**WHAT YOU WILL DO:**
Return the lines below exactly, from the first line to the line that contains "1.22, 1.15, 0.54]];". Leave out pictures.

**DATA PROVIDED:**
● ● ●

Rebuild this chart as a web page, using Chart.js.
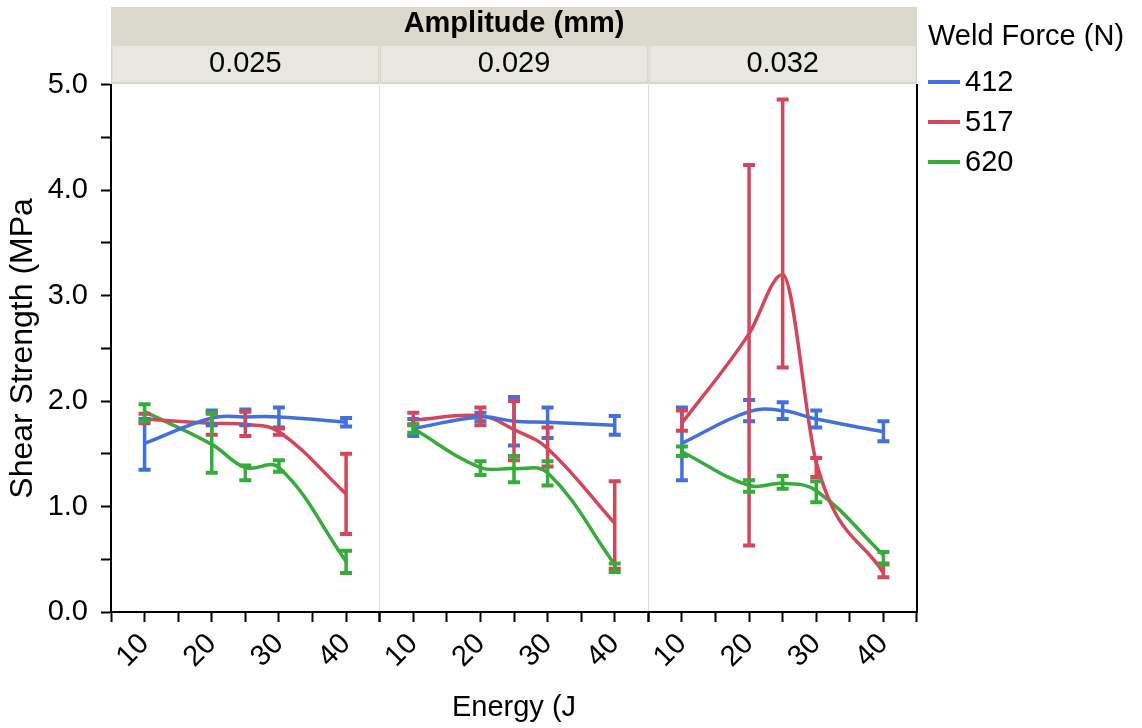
<!DOCTYPE html>
<html>
<head>
<meta charset="utf-8">
<script src="https://cdn.jsdelivr.net/npm/chart.js@4"></script>
<style>
  body { margin: 0; background: #fff; }
</style>
</head>
<body>
<canvas id="shearChart" width="1142" height="728"></canvas>
<script>
// energy levels on each panel's x axis
var energy = [10, 20, 25, 30, 40];
var amplitudes = ['0.025', '0.029', '0.032'];
var forces = ['412', '517', '620'];
var colors = ['#4270DD', '#D5465A', '#36AC3A'];

// smoothed fit, one row per amplitude panel
var fit412 = [[1.60, 1.84, 1.85, 1.85, 1.80], [1.74, 1.85, 1.81, 1.80, 1.77], [1.60, 1.90, 1.91, 1.83, 1.71]];
var fit517 = [[1.83, 1.79, 1.78, 1.71, 1.12], [1.82, 1.86, 1.73, 1.55, 0.84], [1.79, 2.64, 3.20, 1.42, 0.37]];
var fit620 = [[1.90, 1.59, 1.37, 1.37, 0.48], [1.74, 1.37, 1.36, 1.32, 0.45], [1.52, 1.20, 1.22, 1.15, 0.54]];

// error bar ends
var lo412 = [[1.35, 1.77, 1.77, 1.75, 1.76], [1.67, 1.81, 1.58, 1.65, 1.68], [1.25, 1.81, 1.83, 1.75, 1.62]];
var hi412 = [[1.83, 1.91, 1.92, 1.94, 1.84], [1.83, 1.89, 2.04, 1.94, 1.86], [1.94, 2.01, 1.99, 1.91, 1.81]];
var lo517 = [[1.79, 1.68, 1.67, 1.68, 0.74], [1.78, 1.77, 1.44, 1.38, 0.41], [1.72, 0.63, 2.32, 1.28, 0.33]];
var hi517 = [[1.88, 1.88, 1.90, 1.74, 1.50], [1.89, 1.94, 2.00, 1.75, 1.24], [1.91, 4.24, 4.86, 1.46, 0.46]];
var lo620 = [[1.81, 1.32, 1.25, 1.33, 0.37], [1.70, 1.30, 1.23, 1.20, 0.38], [1.48, 1.14, 1.17, 1.04, 0.45]];
var hi620 = [[1.97, 1.89, 1.39, 1.44, 0.58], [1.77, 1.43, 1.48, 1.43, 0.46], [1.57, 1.25, 1.29, 1.24, 0.57]];

var fits = [fit412, fit517, fit620];
var los = [lo412, lo517, lo620];
var his = [hi412, hi517, hi620];

var FONT = "'Liberation Sans', Arial, sans-serif";

var datasets = [];
for (var p = 0; p < amplitudes.length; p++) {
    for (var s = 0; s < forces.length; s++) {
        datasets.push({
            label: forces[s],
            data: energy.map(function (e, i) { return { x: e, y: fits[s][p][i] }; }),
            xAxisID: 'x' + p,
            yAxisID: 'y',
            borderColor: colors[s],
            backgroundColor: colors[s],
            borderWidth: 3.5,
            pointRadius: 0,
            tension: 0.4,
            // the big 517 N hump at 0.032 mm looks better without overshoot
            cubicInterpolationMode: (p === 2 && s === 1) ? 'monotone' : 'default',
            errLo: los[s][p],
            errHi: his[s][p]
        });
    }
}

// error bars with caps, drawn through the scales
var errorBars = {
    id: 'errorBars',
    afterDatasetsDraw: function (chart) {
        var ctx = chart.ctx;
        var yScale = chart.scales.y;
        chart.data.datasets.forEach(function (ds) {
            var xScale = chart.scales[ds.xAxisID];
            ctx.save();
            ctx.strokeStyle = ds.borderColor;
            energy.forEach(function (e, i) {
                var x = xScale.getPixelForValue(e);
                var y1 = yScale.getPixelForValue(ds.errLo[i]);
                var y2 = yScale.getPixelForValue(ds.errHi[i]);
                ctx.lineWidth = 3.5;
                ctx.beginPath();
                ctx.moveTo(x, y1);
                ctx.lineTo(x, y2);
                ctx.stroke();
                ctx.lineWidth = 4;
                ctx.beginPath();
                ctx.moveTo(x - 6, y1);
                ctx.lineTo(x + 6, y1);
                ctx.moveTo(x - 6, y2);
                ctx.lineTo(x + 6, y2);
                ctx.stroke();
            });
            ctx.restore();
        });
    }
};

// facet header strips
var facetHeader = {
    id: 'facetHeader',
    beforeDraw: function (chart) {
        var ctx = chart.ctx;
        var area = chart.chartArea;
        ctx.save();
        ctx.fillStyle = '#DBD9CC';
        ctx.fillRect(area.left, 7, area.right - area.left, 38);
        for (var p = 0; p < amplitudes.length; p++) {
            var sc = chart.scales['x' + p];
            ctx.fillStyle = '#D8D7CE';
            ctx.fillRect(sc.left, 45, sc.width, 39);
            ctx.fillStyle = '#E8E8E0';
            ctx.fillRect(sc.left + 1.5, 46, sc.width - 3, 36);
            ctx.fillStyle = '#000';
            ctx.font = '29px ' + FONT;
            ctx.textAlign = 'center';
            ctx.textBaseline = 'middle';
            ctx.fillText(amplitudes[p], (sc.left + sc.right) / 2, 64);
        }
        ctx.restore();
    }
};

// legend on the right with its title
var forceLegend = {
    id: 'forceLegend',
    afterDraw: function (chart) {
        var ctx = chart.ctx;
        ctx.save();
        ctx.fillStyle = '#000';
        ctx.font = '29px ' + FONT;
        ctx.textAlign = 'left';
        ctx.textBaseline = 'middle';
        ctx.fillText('Weld Force (N)', 928, 37);
        for (var s = 0; s < forces.length; s++) {
            var y = 82 + s * 40;
            ctx.strokeStyle = colors[s];
            ctx.lineWidth = 4;
            ctx.beginPath();
            ctx.moveTo(928, y);
            ctx.lineTo(960, y);
            ctx.stroke();
            ctx.fillText(forces[s], 965, y + 1);
        }
        ctx.restore();
    }
};

function xAxis(p) {
    return {
        type: 'linear',
        position: 'bottom',
        stack: 'energy',
        stackWeight: 1,
        min: 5,
        max: 45,
        afterFit: function (scale) { scale.height = 116; },
        border: { color: '#000', width: 2 },
        grid: {
            drawOnChartArea: true,
            color: function (c) { return c.tick && c.tick.value === 45 ? '#DCDCDC' : 'rgba(0,0,0,0)'; },
            lineWidth: 1,
            tickLength: 10,
            tickWidth: 2,
            tickColor: '#000'
        },
        ticks: {
            stepSize: 5,
            autoSkip: false,
            minRotation: 45,
            maxRotation: 45,
            padding: 5,
            color: '#000',
            font: { size: 29, family: FONT },
            callback: function (v) { return (v >= 10 && v <= 40 && v % 10 === 0) ? String(v) : ''; }
        },
        title: {
            display: p === 1,
            text: 'Energy (J',
            color: '#000',
            font: { size: 29, family: FONT },
            padding: { top: 0, bottom: 3 }
        }
    };
}

var ctx = document.getElementById('shearChart').getContext('2d');
var shearChart = new Chart(ctx, {
    type: 'line',
    data: { datasets: datasets },
    plugins: [facetHeader, errorBars, forceLegend],
    options: {
        responsive: false,
        animation: false,
        devicePixelRatio: 1,
        layout: { padding: { left: 0, top: 0, right: 216, bottom: 0 } },
        scales: {
            x0: xAxis(0),
            x1: xAxis(1),
            x2: xAxis(2),
            y: {
                type: 'linear',
                position: 'left',
                min: 0,
                max: 5,
                afterFit: function (scale) { scale.width = 111; },
                border: { color: '#000', width: 2 },
                grid: { drawOnChartArea: false, tickLength: 10, tickWidth: 2, tickColor: '#000' },
                ticks: {
                    stepSize: 0.5,
                    padding: 13,
                    color: '#000',
                    font: { size: 29, family: FONT },
                    callback: function (v) { return Math.abs(v % 1) < 1e-9 ? v.toFixed(1) : ''; }
                },
                title: {
                    display: true,
                    text: 'Shear Strength (MPa',
                    color: '#000',
                    font: { size: 32, family: FONT },
                    padding: { top: 4, bottom: 9 }
                }
            },
            yRight: {
                type: 'linear',
                position: 'right',
                min: 0,
                max: 5,
                afterFit: function (scale) { scale.width = 9; },
                border: { color: '#000', width: 2 },
                grid: { drawOnChartArea: false, tickLength: 9, tickColor: 'rgba(0,0,0,0)' },
                ticks: { display: false }
            }
        },
        plugins: {
            title: {
                display: true,
                fullSize: false,
                text: 'Amplitude (mm)',
                color: '#000',
                font: { size: 29, weight: 'bold', family: FONT },
                padding: { top: 7, bottom: 43 }
            },
            legend: { display: false },
            tooltip: { enabled: false }
        }
    }
});
</script>
</body>
</html>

● ● ●

**FINAL ANSWER:**
Rebuild this chart as a web page, using Chart.js.
<!DOCTYPE html>
<html>
<head>
<meta charset="utf-8">
<script src="https://cdn.jsdelivr.net/npm/chart.js@4"></script>
<style>
  body { margin: 0; background: #fff; }
</style>
</head>
<body>
<canvas id="shearChart" width="1142" height="728"></canvas>
<script>
// energy levels on each panel's x axis
var energy = [10, 20, 25, 30, 40];
var amplitudes = ['0.025', '0.029', '0.032'];
var forces = ['412', '517', '620'];
var colors = ['#4270DD', '#D5465A', '#36AC3A'];

// smoothed fit, one row per amplitude panel
var fit412 = [[1.60, 1.84, 1.85, 1.85, 1.80], [1.74, 1.85, 1.81, 1.80, 1.77], [1.60, 1.90, 1.91, 1.83, 1.71]];
var fit517 = [[1.83, 1.79, 1.78, 1.71, 1.12], [1.82, 1.86, 1.73, 1.55, 0.84], [1.79, 2.64, 3.20, 1.42, 0.37]];
var fit620 = [[1.90, 1.59, 1.37, 1.37, 0.48], [1.74, 1.37, 1.36, 1.32, 0.45], [1.52, 1.20, 1.22, 1.15, 0.54]];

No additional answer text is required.